Composition and Advanced Composition Classes Write For a Purpose

Composition and Advanced Composition are part of Arrowhead’s English class course selection at North campus. This semester, Composition and Advanced Composition are taught by teachers Terri Carnell and Rebecca McCann at the school’s North Campus. 


Students must have a necessary requirement of eight credits of English to graduate. Composition and Advanced Composition are both one credit each and a semester long. 


“Students learn to write for themselves in both classes. We focus on finding topics they care about (and some they don’t) and being able to create pieces they are passionate about (finding passions they didn’t even know existed),” says Carnell, who teaches advanced and regular composition in room N203. 


In order to enroll in either class, there are prerequisite classes. These classes are English 9 and English 10, taught at South Campus. Once a student has taken both, they’re allowed to take Composition. 


Advanced Composition follows the completion of regular Composition. Students can take both classes, or just regular Composition, in their junior and/or senior year. However, they can only move to Advanced Composition if they earn a C or higher in Composition. 


“Writing requires an authentic purpose to give the piece meaning for both the reader and the writer,” says Carnell. 


This means Carnell’s students write and submit pieces to magazines, journals, writing competitions, and websites. 


“I take it more seriously because I get to write about real topics and experiences. So my writing feels more personal and relatable to others,” Jordyn Hefter says, a junior at Arrowhead’s North Campus. 


In Composition and Advanced Composition, students complete multiple assignments that consist of different techniques, stylistic devices, and more. So far, this semester they’ve completed a 100 word memoir, a personalized name essay, and are currently working on personal narratives.

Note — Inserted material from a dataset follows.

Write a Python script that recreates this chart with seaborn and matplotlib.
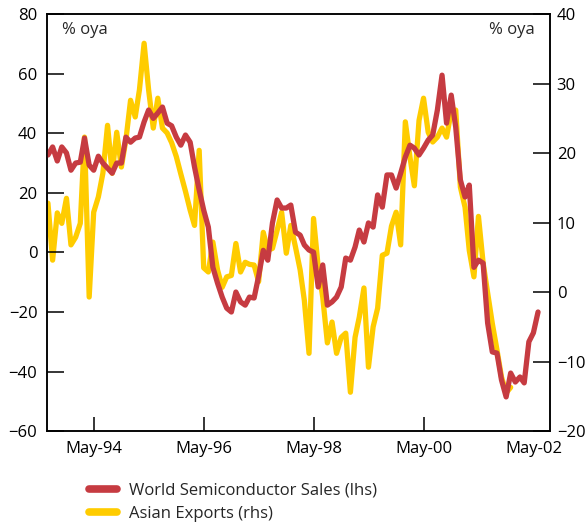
import pandas as pd
import numpy as np
import seaborn as sns
import matplotlib.pyplot as plt
import matplotlib.dates as mdates
from matplotlib.lines import Line2D

# monthly data, Jul-93 onwards (% oya)
months = pd.date_range('1993-07-01', periods=108, freq='MS')

semis = [32.7, 35.4, 30.7, 35.4, 33.4, 27.6, 30, 30.3, 38.4, 29.3,
         27.6, 32.3, 30, 28.3, 26.6, 30, 30, 38.7, 37, 38.4,
         38.7, 43.8, 47.8, 45, 46.8, 48.8, 43.4, 42.5, 38.7, 36,
         39.4, 37, 28.7, 21, 14.2, 8.5, -5, -10.3, -15, -18.7,
         -20, -13.3, -16.6, -17.7, -15, -15.3, -8, 0.7, -2.6, 9.9,
         17.6, 14.9, 14.9, 15.9, 6.8, 5.8, 2.5, 0.8, 0.1, -11.6,
         -4.2, -17.7, -16.6, -15, -11.6, -1.9, -2.6, 1.8, 7.5, 3.5,
         9.9, 8.5, 19.3, 15.2, 26, 26, 21.6, 26.6, 32, 36,
         35, 32.7, 35, 37.7, 39.4, 47.8, 59.5, 43.4, 52.8, 42,
         24.3, 18.6, 22.6, -5, -2.6, -3.6, -23.7, -33.4, -33.8, -42.8,
         -48.5, -40.5, -43.5, -41.8, -43.8, -30, -27, -20]

asia = [12.8, 4.6, 11.4, 9.9, 13.5, 6.8, 7.9, 9.9, 22.3, -0.7,
        11.5, 13.7, 17.1, 24, 17.1, 23, 18, 21.9, 27.6, 25.2,
        29.1, 35.8, 29.1, 23.6, 27.9, 23.6, 22.9, 21.5, 19.5, 17,
        14.5, 11.8, 9.6, 20.4, 3.5, 2.9, 7.2, 3.2, 0.7, 2.2,
        2.4, 7, 2.9, 4.3, 4, 3.9, 1.5, 8.6, 6, 6.3,
        8.9, 11.5, 5.6, 9.6, 6.5, 3.2, -1.2, -8.8, 10.6, 3.6,
        -0.7, -7.3, -4.3, -8.8, -6.5, -5.9, -14.4, -6.5, -3.6, 0.6,
        -10.8, -5, -2.3, 5.3, 5.6, 9.5, 11.5, 6.8, 24.5, 19.4,
        15.3, 24.7, 27.9, 23, 21.6, 22.3, 23.6, 22.3, 26, 26.2,
        15.1, 12.2, 6, 2.2, 10.9, 4.2, -0.1, -4.5, -8.3, -12.2,
        -14.5, -13.7]

tick_dates = pd.to_datetime(['1994-05-01', '1996-05-01', '1998-05-01',
                             '2000-05-01', '2002-05-01'])

red = '#C63B41'
yellow = '#FFCC00'

sns.set_style('ticks')
plt.rcParams['font.family'] = ['Open Sans', 'DejaVu Sans']

fig = plt.figure(figsize=(5.88, 5.22), dpi=100)
ax = fig.add_axes([0.080, 0.174, 0.855, 0.799])
ax2 = ax.twinx()

df_semis = pd.DataFrame({'date': months, 'value': semis})
df_asia = pd.DataFrame({'date': months[:len(asia)], 'value': asia})

sns.lineplot(data=df_asia, x='date', y='value', ax=ax2, color=yellow,
             linewidth=3.8, solid_joinstyle='round')
sns.lineplot(data=df_semis, x='date', y='value', ax=ax, color=red,
             linewidth=3.8, solid_joinstyle='round')

# red on top of yellow
ax.set_zorder(ax2.get_zorder() + 1)
ax.patch.set_visible(False)

ax.set_ylim(-60, 80)
ax.set_yticks(np.arange(-60, 81, 20))
ax2.set_ylim(-20, 40)
ax2.set_yticks(np.arange(-20, 41, 10))
ax.set_xlim(pd.Timestamp('1993-06-25'), pd.Timestamp('2002-08-18'))
ax.set_xticks(tick_dates)
ax.xaxis.set_major_formatter(mdates.DateFormatter('%b-%y'))

for a in (ax, ax2):
    a.set_xlabel('')
    a.set_ylabel('')
    for s in a.spines.values():
        s.set_linewidth(1.1)
        s.set_color('black')
        s.set_visible(True)

ax.tick_params(axis='y', direction='in', length=12, width=1.1,
               labelsize=12, pad=7, colors='black')
ax.tick_params(axis='x', direction='in', length=10, width=1.1,
               labelsize=12, pad=7, colors='black')
ax2.tick_params(axis='y', direction='in', length=12, width=1.1,
                labelsize=12, pad=5, colors='black')
ax.xaxis.get_major_ticks()[-1].tick1line.set_visible(False)

ax.text(0.03, 0.98, '% oya', transform=ax.transAxes, fontsize=12,
        va='top', ha='left')
ax.text(0.97, 0.98, '% oya', transform=ax.transAxes, fontsize=12,
        va='top', ha='right')

handles = [Line2D([0], [0], color=red, linewidth=5.5, solid_capstyle='round'),
           Line2D([0], [0], color=yellow, linewidth=5.5, solid_capstyle='round')]
labels = ['World Semiconductor Sales (lhs)', 'Asian Exports (rhs)']
fig.legend(handles, labels, loc='upper left', bbox_to_anchor=(0.14, 0.088),
           frameon=False, fontsize=12, handlelength=1.7, handletextpad=0.7,
           labelspacing=0.45, borderaxespad=0)

fig.savefig('out.png', dpi=100)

So far we haven’t done many topics in comp, but I liked the My Name Essay because it was fun to talk about why I do and don’t like my name. I am not a fan of the personal narrative. It is really hard to come up with topic choices,” says junior Naomi Little.


In each class, the teachers give feedback to the students. So do the students, with peer-to-peer feedback. This allows the students to give and receive constructive criticism before sending off their pieces. 


I feel like I’ve gotten good feedback from my teacher and peers to better my writing,” says Hefter.


Writing skills are necessary in order to go to many schools, find jobs, and more. Composition and Advanced Composition also play a role in other classes and work. 


McCann, who teaches both classes in room 149A, says “Everyone will write in some capacity in their future career or employment, so writing is an essential skill to master. And clear written communication is essential even to daily life.”


For two periods every other day (80 minutes unless on a Wednesday), students will spend time practicing what they’ve learned and submit work after reviewing with their teachers. 


“When students write for authentic purposes, they are more motivated and invested in their success. This translates into better writing, which undoubtedly will benefit them in their future as writing is an essential skill in all professions and daily life,” says McCann.